RadarHD Benchmark for Radar Point Cloud Super-Resolution

Updated 29 September 2025

RadarHD Benchmark is a standard evaluation framework that uses synchronized radar and lidar data to assess high-resolution point cloud reconstruction.
It employs quantitative metrics like Chamfer Distance and Modified Hausdorff Distance to measure spatial fidelity and reconstruction accuracy across varied conditions.
The benchmark supports radar super-resolution methods through pretrained priors, radar-specific conditioning, and dual-space loss functions to enhance performance.

The RadarHD Benchmark refers to a set of protocols and datasets for quantitatively evaluating the ability of computational models to reconstruct high-resolution, lidar-like point clouds from mmWave radar data, with an emphasis on direct comparison between reconstructed radar point clouds and ground truth lidar across diverse environments and signal conditions.
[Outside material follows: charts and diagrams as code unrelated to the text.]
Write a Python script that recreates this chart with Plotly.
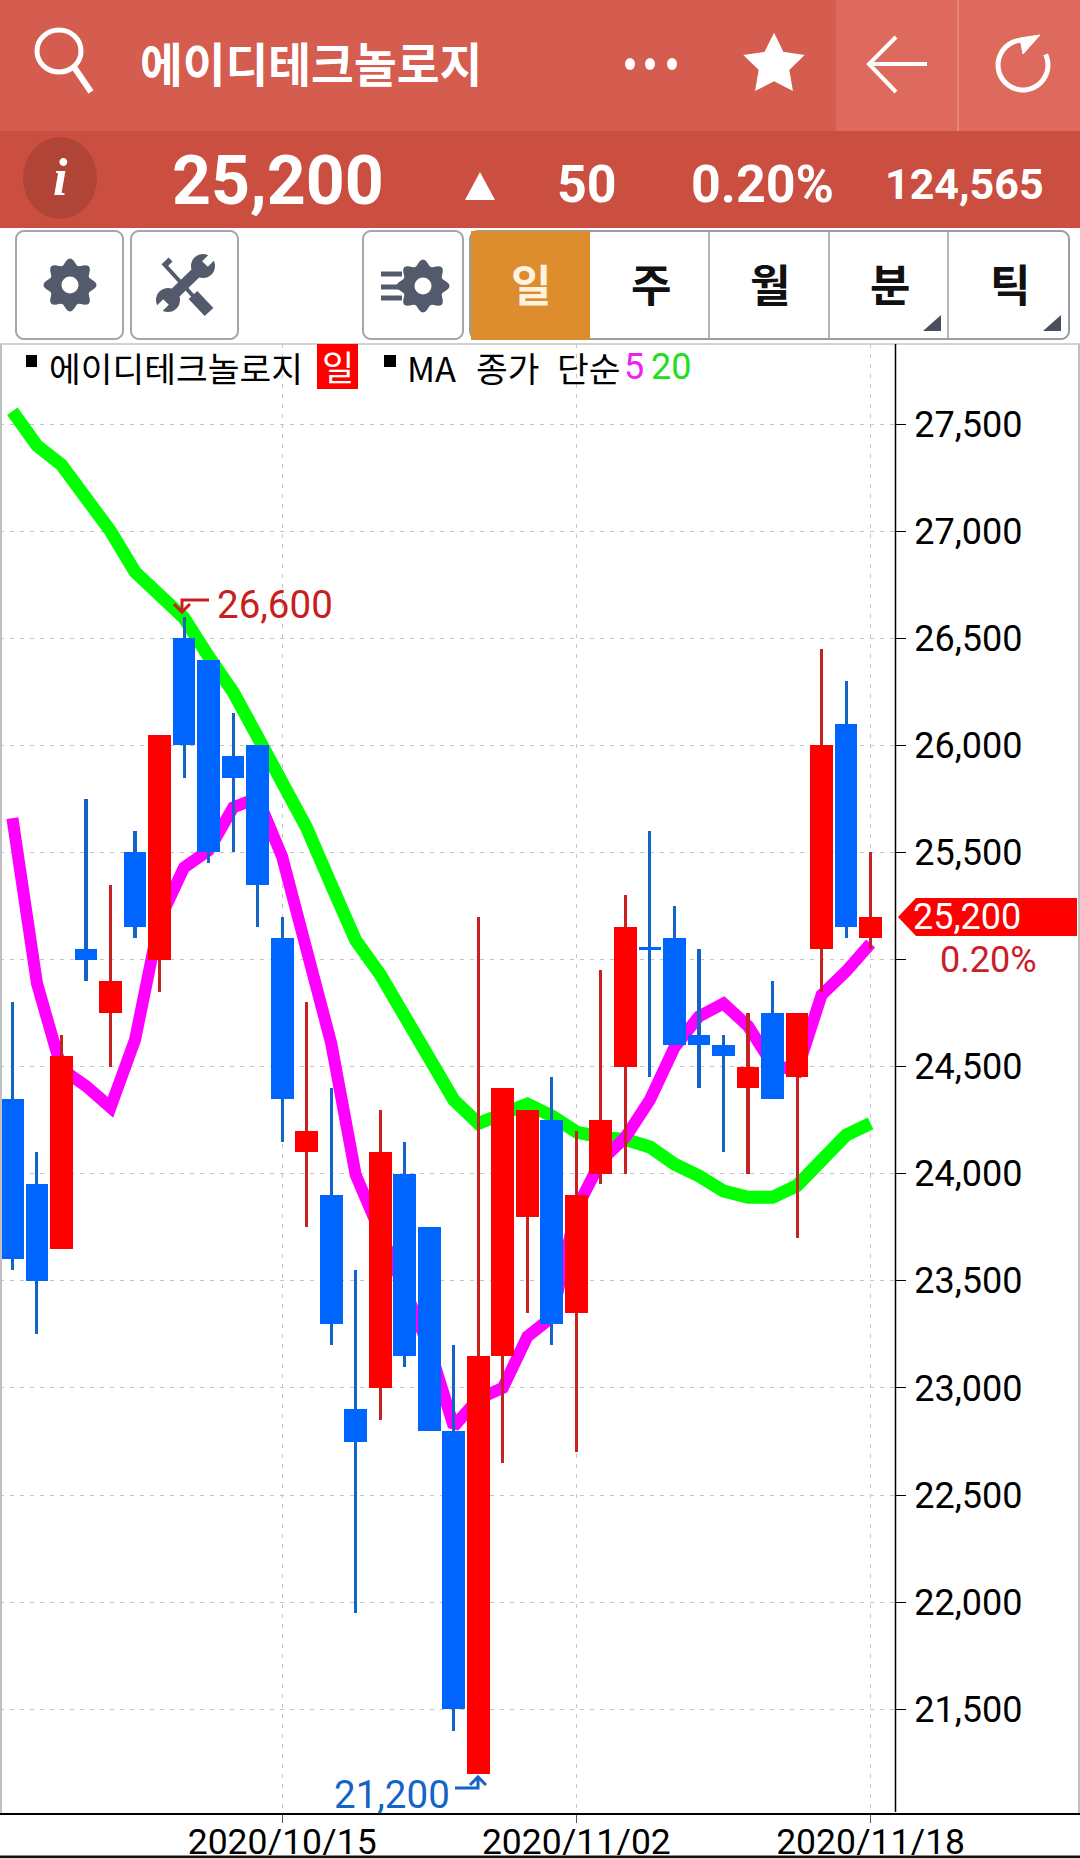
import math
import plotly.graph_objects as go

W, H = 1080, 1858
dates = ["2020/09/24","2020/09/25","2020/09/28","2020/09/29","2020/10/05","2020/10/06","2020/10/07","2020/10/08",
         "2020/10/12","2020/10/13","2020/10/14","2020/10/15","2020/10/16","2020/10/19","2020/10/20","2020/10/21",
         "2020/10/22","2020/10/23","2020/10/26","2020/10/27","2020/10/28","2020/10/29","2020/10/30","2020/11/02",
         "2020/11/03","2020/11/04","2020/11/05","2020/11/06","2020/11/09","2020/11/10","2020/11/11","2020/11/12",
         "2020/11/13","2020/11/16","2020/11/17","2020/11/18"]
opens  = [24350,23950,23650,25050,24750,25500,25000,26500,26400,25950,26000,25100,24100,23900,22900,23000,
          24000,23750,22800,21200,23150,23800,24250,23350,24000,24500,25057,25100,24650,24600,24400,24750,
          24450,25050,26100,25100]
closes = [23600,23500,24550,25000,24900,25150,26050,26000,25500,25850,25350,24350,24200,23300,22750,24100,
          23150,22800,21500,23150,24400,24300,23300,23900,24250,25150,25043,24600,24600,24550,24500,24350,
          24750,26000,25150,25200]
highs  = [24800,24100,24650,25750,25350,25600,26050,26600,26400,26150,26000,25200,24800,24400,23550,24300,
          24150,23750,23200,25200,24400,24300,24450,24200,24950,25300,25600,25250,25050,24650,24750,24900,
          24750,26450,26300,25500]
lows   = [23550,23250,23650,24900,24500,25100,24850,25850,25450,25500,25150,24150,23750,23200,21950,22850,
          23100,22800,21400,21200,22650,23350,23200,22700,23950,24000,24450,24600,24400,24100,24000,24350,
          23700,24850,25100,25050]
ma5  = [25660,24890,24490,24410,24310,24625,25185,25430,25510,25710,25755,25480,25045,24610,23995,23725,
        23460,23190,22820,22950,23000,23240,23330,23835,24060,24170,24345,24590,24735,24795,24690,24510,
        24480,24835,24945,25075]
ma20 = [27560,27400,27310,27160,27000,26810,26710,26595,26415,26250,26040,25825,25615,25350,25090,24930,
        24735,24515,24345,24235,24285,24325,24270,24195,24170,24160,24125,24045,23990,23920,23890,23890,
        23945,24055,24180,24235]
y_ticks = [21500,22000,22500,23000,23500,24000,24500,25000,25500,26000,26500,27000,27500]
y_labels = ["21,500","22,000","22,500","23,000","23,500","24,000","24,500","","25,500","26,000","26,500","27,000","27,500"]
x_ticks = ["2020/10/15","2020/11/02","2020/11/18"]

RED, BLUE = "#ff0000", "#0064ff"
RED_W, BLUE_W = "#c62222", "#1464c8"
KR, LAT = "Noto Sans CJK KR", "Roboto"

def px(x): return x / W
def py(y): return 1 - y / H

up = [c >= o for o, c in zip(opens, closes)]
fig = go.Figure()
fig.add_trace(go.Scatter(x=dates, y=ma20, mode="lines", line=dict(color="#00ff00", width=13), zorder=0, hoverinfo="skip"))
fig.add_trace(go.Scatter(x=dates, y=ma5, mode="lines", line=dict(color="#ff00ff", width=12), zorder=0, hoverinfo="skip"))
fig.add_trace(go.Bar(x=dates, base=lows, y=[h - l for h, l in zip(highs, lows)], width=0.125,
                     marker=dict(color=[RED_W if u else BLUE_W for u in up], line=dict(width=0)), zorder=1))
fig.add_trace(go.Bar(x=dates, base=[min(o, c) for o, c in zip(opens, closes)],
                     y=[abs(c - o) for o, c in zip(opens, closes)], width=0.93,
                     marker=dict(color=[RED if u else BLUE for u in up], line=dict(width=0)), zorder=2))

shapes, ann = [], []
def rect(x0, y0, x1, y1, fill=None, line=None, lw=0):
    shapes.append(dict(type="rect", xref="paper", yref="paper", x0=px(x0), x1=px(x1), y0=py(y0), y1=py(y1),
                       fillcolor=fill or "rgba(0,0,0,0)", line=dict(color=line or "rgba(0,0,0,0)", width=lw)))
def line(x0, y0, x1, y1, color, lw):
    shapes.append(dict(type="line", xref="paper", yref="paper", x0=px(x0), x1=px(x1), y0=py(y0), y1=py(y1),
                       line=dict(color=color, width=lw)))
def circ(cx, cy, rx, ry, fill=None, color=None, lw=0):
    shapes.append(dict(type="circle", xref="paper", yref="paper", x0=px(cx-rx), x1=px(cx+rx), y0=py(cy-ry), y1=py(cy+ry),
                       fillcolor=fill or "rgba(0,0,0,0)", line=dict(color=color or "rgba(0,0,0,0)", width=lw)))
def poly(pts, fill=None, color=None, lw=0, close=True):
    d = "M " + " L ".join(f"{px(a):.5f},{py(b):.5f}" for a, b in pts) + (" Z" if close else "")
    shapes.append(dict(type="path", xref="paper", yref="paper", path=d,
                       fillcolor=fill or "rgba(0,0,0,0)", line=dict(color=color or "rgba(0,0,0,0)", width=lw)))
def rrect(x0, y0, x1, y1, r, color, lw=2):
    pts = []
    for cx, cy, a0 in [(x1-r, y0+r, -90), (x1-r, y1-r, 0), (x0+r, y1-r, 90), (x0+r, y0+r, 180)]:
        for k in range(7):
            a = math.radians(a0 + k*15)
            pts.append((cx + r*math.cos(a), cy + r*math.sin(a)))
    poly(pts, color=color, lw=lw)
def text(x, y, s, size, color="#000", anchor="left", font=LAT, bold=False, italic=False):
    ann.append(dict(xref="paper", yref="paper", x=px(x), y=py(y), text=s, showarrow=False, xanchor=anchor, yanchor="middle",
                    font=dict(family=font, size=size, color=color, weight=700 if bold else 400,
                              style="italic" if italic else "normal"), borderpad=0, borderwidth=0))
def gear(cx, cy, hole, color):
    pts = []
    for k in range(96):
        a = math.radians(k*3.75)
        r = 23.5 + 3*math.cos(8*(a + math.pi/2))
        pts.append((cx + r*math.cos(a), cy + r*math.sin(a)))
    poly(pts, fill=color)
    circ(cx, cy, hole, hole, fill="#ffffff")

# header bands
rect(0, 0, W, 131, fill="#d45d50")
rect(836, 0, W, 131, fill="#dd6a5d")
line(958, 0, 958, 131, "#e88f85", 1.5)
rect(0, 131, W, 228, fill="#ca4f40")

# search icon
circ(59, 51, 22, 21, color="#ffffff", lw=5)
line(74, 67, 91, 92, "#ffffff", 6)
text(140, 62, "에이디테크놀로지", 46.5, "#ffffff", font=KR, bold=True)
for dx in (630, 650, 672):
    circ(dx, 64, 5, 6, fill="#ffffff")
# star
spts = []
for k in range(10):
    a = math.radians(-90 + k*36)
    r = 30 if k % 2 == 0 else 15
    spts.append((774 + r*math.cos(a), 65 + r*math.sin(a)))
poly(spts, fill="#ffffff", color="#ffffff", lw=2)
# back arrow
poly([(896, 37), (869, 64), (896, 92)], color="#ffffff", lw=4, close=False)
line(869, 64, 927, 64, "#ffffff", 4)
# refresh
arc = []
for k in range(0, 30):
    a = math.radians(-25 + k*10)
    arc.append((1023 + 25*math.cos(a), 65 + 25*math.sin(a)))
poly(arc, color="#ffffff", lw=5, close=False)
poly([(1040, 35), (1020, 38), (1023, 54)], fill="#ffffff", color="#ffffff", lw=1)

# info row
circ(60, 178, 37, 41, fill="#b04437")
text(60, 178, "i", 52, "#ffffff", anchor="center", font="Liberation Serif", bold=True, italic=True)
text(278, 181, "25,200", 68, "#ffffff", anchor="center", bold=True)
poly([(480, 172), (465, 200), (495, 200)], fill="#ffffff")
text(587, 184, "50", 52, "#ffffff", anchor="center", bold=True)
text(762, 184, "0.20%", 52, "#ffffff", anchor="center", bold=True)
text(964, 184, "124,565", 43, "#ffffff", anchor="center", bold=True)

# toolbar
rrect(16, 231, 123, 339, 8, "#a3a6ae")
rrect(131, 231, 238, 339, 8, "#a3a6ae")
rrect(363, 231, 463, 339, 8, "#a3a6ae")
gear(70, 285, 8.5, "#535a6b")
gear(423, 286, 8.5, "#535a6b")
for yy in (274, 287, 298):
    line(381, yy, 402, yy, "#535a6b", 5)
# tools
ic = "#535a6b"
line(163, 263, 195, 298, ic, 4)
line(166, 260, 170, 264, ic, 7)
line(193, 295, 209, 312, ic, 12)
line(169, 299, 201, 268, ic, 11)
circ(203, 266, 12, 12, fill=ic)
circ(168, 300, 12, 12, fill=ic)
line(205, 264, 217, 252, "#ffffff", 8)
line(166, 302, 154, 314, "#ffffff", 8)
rrect(470, 231, 1069, 339, 8, "#9a9da6")
rect(471, 231, 590, 340, fill="#dd8c2e")
for xx in (709, 829, 948):
    line(xx, 231, xx, 339, "#9a9da6", 1.5)
for xx, s, c in [(531, "일", "#fff3df"), (651, "주", "#111"), (770, "월", "#111"), (890, "분", "#111"), (1010, "틱", "#111")]:
    text(xx, 283, s, 44, c, anchor="center", font=KR, bold=True)
poly([(941, 315), (941, 331), (923, 331)], fill="#4a4f5e")
poly([(1061, 315), (1061, 331), (1043, 331)], fill="#4a4f5e")

# frame
line(0, 344, W, 344, "#c4c4c4", 1.5)
line(1, 344, 1, 1814, "#c0c0c0", 2)
line(1079, 344, 1079, 1814, "#c0c0c0", 2)
line(0, 1814, W, 1814, "#000000", 2)
line(895.5, 344, 895.5, 1812, "#000000", 1.5)
rect(0, 1855, W, 1856, fill="#8a8a8a")
rect(0, 1856, W, H, fill="#111111")

# legend row
rect(26, 355, 37, 367, fill="#000000")
text(49, 367, "에이디테크놀로지", 34.5, font=KR)
rect(317, 344, 358, 389, fill="#ff0000")
text(337.5, 366, "일", 35, "#ffffff", anchor="center", font=KR)
rect(384, 355, 396, 367, fill="#000000")
text(407, 367, "MA", 34.5, font=KR)
text(476, 367, "종가", 34.5, font=KR)
text(557, 367, "단순", 34.5, font=KR)
text(624, 367, "5", 36, "#ee22ee")
text(651, 367, "20", 36, "#22dd22")

# hi / lo labels
text(217, 605, "26,600", 38.5, "#c81e1e")
poly([(209, 600), (182, 600), (182, 612)], color="#c81e1e", lw=3, close=False)
poly([(174, 604), (182, 612), (190, 604)], color="#c81e1e", lw=3, close=False)
text(334, 1794, "21,200", 38.5, "#1464c8")
poly([(455, 1788), (478, 1788), (478, 1777)], color="#1464c8", lw=3, close=False)
poly([(470, 1785), (478, 1777), (486, 1785)], color="#1464c8", lw=3, close=False)

# current-price tag
poly([(898, 917), (916, 898), (1077, 898), (1077, 936), (916, 936)], fill="#ff0000")
text(913, 917, "25,200", 36, "#ffffff")
text(988, 960, "0.20%", 36, "#c8202a", anchor="center")

fig.update_layout(
    width=W, height=H, margin=dict(l=0, r=0, t=0, b=0), autosize=False,
    paper_bgcolor="#ffffff", plot_bgcolor="#ffffff", barmode="overlay", bargap=0, showlegend=False,
    shapes=shapes, annotations=ann, hovermode=False,
    xaxis=dict(domain=[0, 895/W], type="category", categoryorder="array", categoryarray=dates,
               range=[-0.506, 35.995], tickmode="array", tickvals=x_ticks, ticktext=x_ticks,
               showgrid=True, gridcolor="#c4c4c4", griddash="4px,6px", gridwidth=1,
               showline=False, ticks="outside", ticklen=8, tickcolor="#555555", ticklabelstandoff=-12,
               tickfont=dict(family=LAT, size=35.5, color="#000000"), fixedrange=True, automargin=False),
    yaxis=dict(domain=[1-1814/H, 1-344/H], range=[21011, 27874], side="right",
               tickmode="array", tickvals=y_ticks, ticktext=y_labels,
               showgrid=True, gridcolor="#c4c4c4", griddash="4px,6px", gridwidth=1, zeroline=False,
               showline=False, ticks="outside", ticklen=10, tickcolor="#000000",
               ticklabelstandoff=1, tickfont=dict(family=LAT, size=36, color="#000000"),
               fixedrange=True, automargin=False),
)
fig.write_html("out.html", config=dict(displayModeBar=False),
               post_script="document.body.style.margin='0';window.dispatchEvent(new Event('resize'));")
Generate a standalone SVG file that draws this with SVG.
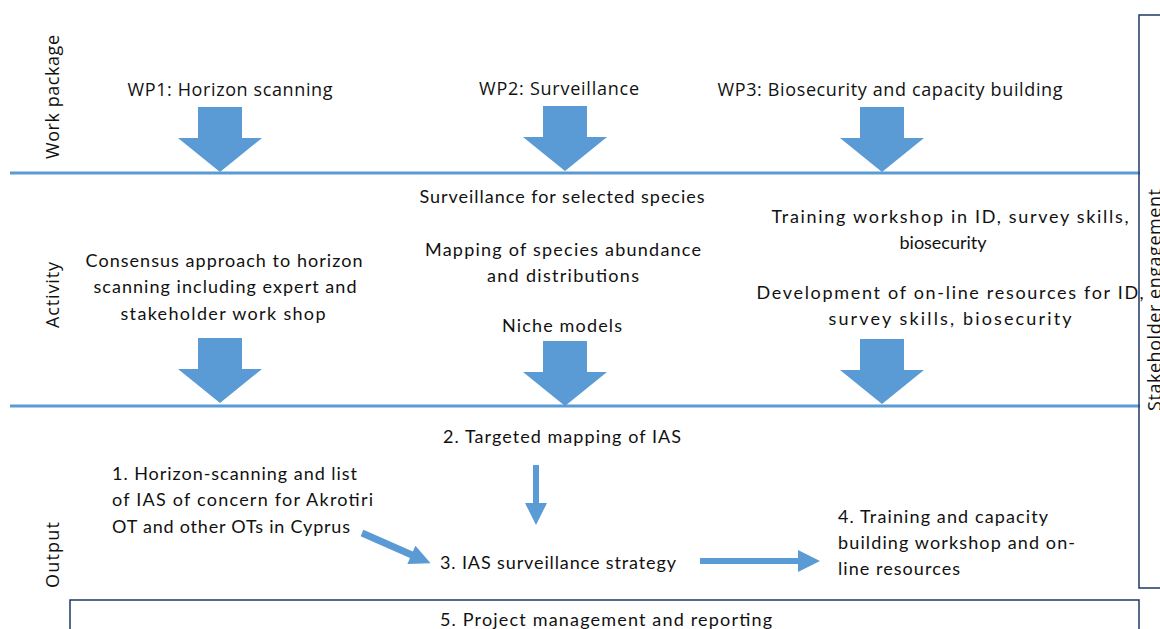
<svg xmlns="http://www.w3.org/2000/svg" width="1160" height="629" viewBox="0 0 1160 629">
<style>
.bg{fill:#fff}
.sep{stroke:#5b9bd5;stroke-width:3;fill:none}
.blk{fill:#5b9bd5}
.box{fill:none;stroke:#1f3864;stroke-width:1.5}
.seg{font-family:"Open Sans","Liberation Sans",sans-serif;font-size:18px;fill:#111}
.cal{font-family:Lato,"Liberation Sans",sans-serif;font-size:18px;fill:#111}
.mid{text-anchor:middle}
</style>
<defs>
<polygon id="bigDown" class="blk" fill="#5b9bd5" points="-22,0 22,0 22,31 42,31 0,65 -42,31 -22,31"/>
</defs>
<rect class="bg" x="0" y="0" width="1160" height="629"/>

<g id="separators">
<line class="sep" x1="10" y1="173" x2="1140" y2="173"/>
<line class="sep" x1="10" y1="406" x2="1140" y2="406"/>
</g>

<g id="row-labels">
<text class="seg mid" transform="translate(59,97) rotate(-90)" textLength="124">Work package</text>
<text class="seg mid" transform="translate(59,295) rotate(-90)" textLength="66">Activity</text>
<text class="seg mid" transform="translate(59,555) rotate(-90)" textLength="66">Output</text>
</g>

<g id="stakeholder">
<rect class="box" x="1139" y="15" width="40" height="573"/>
<text class="seg mid" transform="translate(1161,300) rotate(-90)" textLength="222">Stakeholder engagement</text>
</g>

<g id="wp1">
<text class="seg mid" x="230" y="96" textLength="205">WP1: Horizon scanning</text>
<use href="#bigDown" x="220" y="107"/>
</g>
<g id="wp2">
<text class="seg mid" x="559" y="95" textLength="160">WP2: Surveillance</text>
<use href="#bigDown" x="565" y="106"/>
</g>
<g id="wp3">
<text class="seg mid" x="890" y="96" textLength="345">WP3: Biosecurity and capacity building</text>
<use href="#bigDown" x="882" y="107"/>
</g>

<g id="activity1">
<text class="cal mid" x="224" y="267" textLength="277">Consensus approach to horizon</text>
<text class="cal mid" x="225" y="293" textLength="263">scanning including expert and</text>
<text class="cal mid" x="223" y="320" textLength="205">stakeholder work shop</text>
<use href="#bigDown" x="220" y="338"/>
</g>
<g id="activity2">
<text class="cal mid" x="562" y="203" textLength="285">Surveillance for selected species</text>
<text class="cal mid" x="563" y="256" textLength="276">Mapping of species abundance</text>
<text class="cal mid" x="563" y="282" textLength="152">and distributions</text>
<text class="cal mid" x="562" y="332" textLength="120">Niche models</text>
<use href="#bigDown" x="565" y="341"/>
</g>
<g id="activity3">
<text class="cal mid" x="950" y="223" textLength="357">Training workshop in ID, survey skills,</text>
<text class="cal mid" x="943" y="249" textLength="87">biosecurity</text>
<text class="cal mid" x="950" y="299" textLength="387">Development of on-line resources for ID,</text>
<text class="cal mid" x="950" y="325" textLength="243">survey skills, biosecurity</text>
<use href="#bigDown" x="882" y="339"/>
</g>

<g id="output1">
<text class="cal" x="112" y="480" textLength="245">1. Horizon-scanning and list</text>
<text class="cal" x="112" y="506" textLength="261">of IAS of concern for Akrotiri</text>
<text class="cal" x="112" y="533" textLength="238">OT and other OTs in Cyprus</text>
</g>
<g id="output2">
<text class="cal mid" x="562" y="443" textLength="238">2. Targeted mapping of IAS</text>
</g>
<g id="output3">
<text class="cal" x="440" y="569" textLength="236">3. IAS surveillance strategy</text>
</g>
<g id="output4">
<text class="cal" x="838" y="523" textLength="210">4. Training and capacity</text>
<text class="cal" x="838" y="549" textLength="237">building workshop and on-</text>
<text class="cal" x="838" y="575" textLength="122">line resources</text>
</g>
<g id="output5">
<rect class="box" x="70" y="600" width="1069" height="40"/>
<text class="cal" x="440" y="626" textLength="332">5. Project management and reporting</text>
</g>

<g id="connectors">
<polygon class="blk" points="533,465 539,465 539,503 547,503 536,525 525,503 533,503"/>
<g transform="translate(362,533) rotate(23.8)">
<polygon class="blk" points="0,-3.5 54,-3.5 54,-10 75,0 54,10 54,3.5 0,3.5"/>
</g>
<polygon class="blk" points="700,558 798,558 798,550 820,561 798,572 798,564 700,564"/>
</g>
</svg>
This benchmark emerged to address the growing demand for rigorous, task-specific metrics in radar-based perception, particularly as radar-only and radar-centric robotics have become practical for applications where lidar or vision systems are hindered by adverse environmental factors such as fog, dust, or smoke.

1. Definition and Benchmarking Protocol

The RadarHD Benchmark centers on assessing the spatial fidelity of radar-derived point clouds versus reference lidar scans. Each entry in the benchmark consists of radar input data (typically in polar or heatmap representation) and a synchronized lidar point cloud ground truth. The principal task is to generate a dense, high-resolution point cloud from the radar input that faithfully matches the spatial distribution and structure of corresponding lidar frames. This paradigm is specifically designed to measure the effectiveness of super-resolution, domain translation, and geometric hallucination methods in reconstructing scene structure from radar’s sparse and artifact-prone signals.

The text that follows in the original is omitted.